It was Mississippi at its best while Mississippi was at its worst.
“Champions for Change: How the Mississippi State Bulldogs and Their Bold Coach Defied Segregation” (The History Press, October 2012) is the first book on the Mississippi State basketball teams from the late 1950s and early 1960s that dominated Southern college basketball. The teams’ early dreams of success on the national stage, though, were squashed by a peculiar custom: Mississippi college teams, thanks to what was termed an “unwritten law,” could not play integrated teams.
Take the 1959 Mississippi State team, which won 24 of its 25 games, was ranked No. 4 in the country, and had one of the best players in the nation in Bailey Howell. When the NCAA tournament started, it sat at home. Same with the 1961 team, which won 19 games.

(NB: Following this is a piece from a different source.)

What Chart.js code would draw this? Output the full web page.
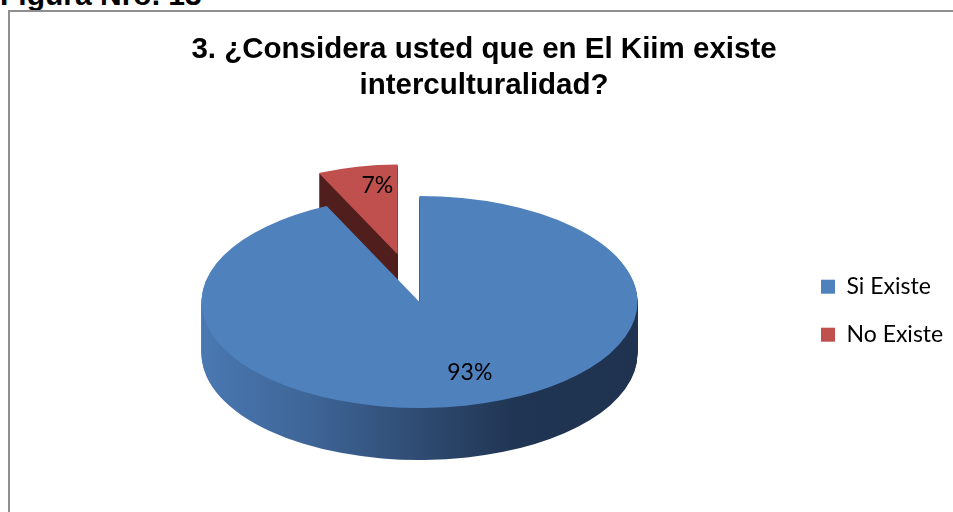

And same with the 1962 team, which, once again, won 24 out of 25 and was ranked among the nation’s elite. Three times, Mississippi State teams led by the colorful, self-made head coach Babe McCarthy won Southeastern Conference championships in the era of Kentucky and Adolph Rupp’s dominance. Three times, they stayed at home during the NCAA tournament.
Then came 1963, when Mississippi State won its fourth SEC title in five years. Five months after the nation’s attention was focused on the violent struggle to enroll James Meredith at the University of Mississippi, Mississippi State president Dean Colvard decided to defy the establishment. He chose to send the team, sparking two weeks filled with drama as the Bulldogs prepared to leave and the state reacted. It came to a head the night before the team’s plane was to arrive to make the trip, as a sheriff’s deputy drove from Jackson with an injunction ordering the team to stay — and as Mississippi State officials clandestinely huddled to determine what to do.
On the occasion of the 50th anniversary of that historic 1962-63 season, Kyle Veazey’s book captures the drama of that night. But it also tells the story of the entirety of that lively era in Mississippi State basketball, relying on over 25 interviews of former players and other contemporaries and scores of hours of primary source material research.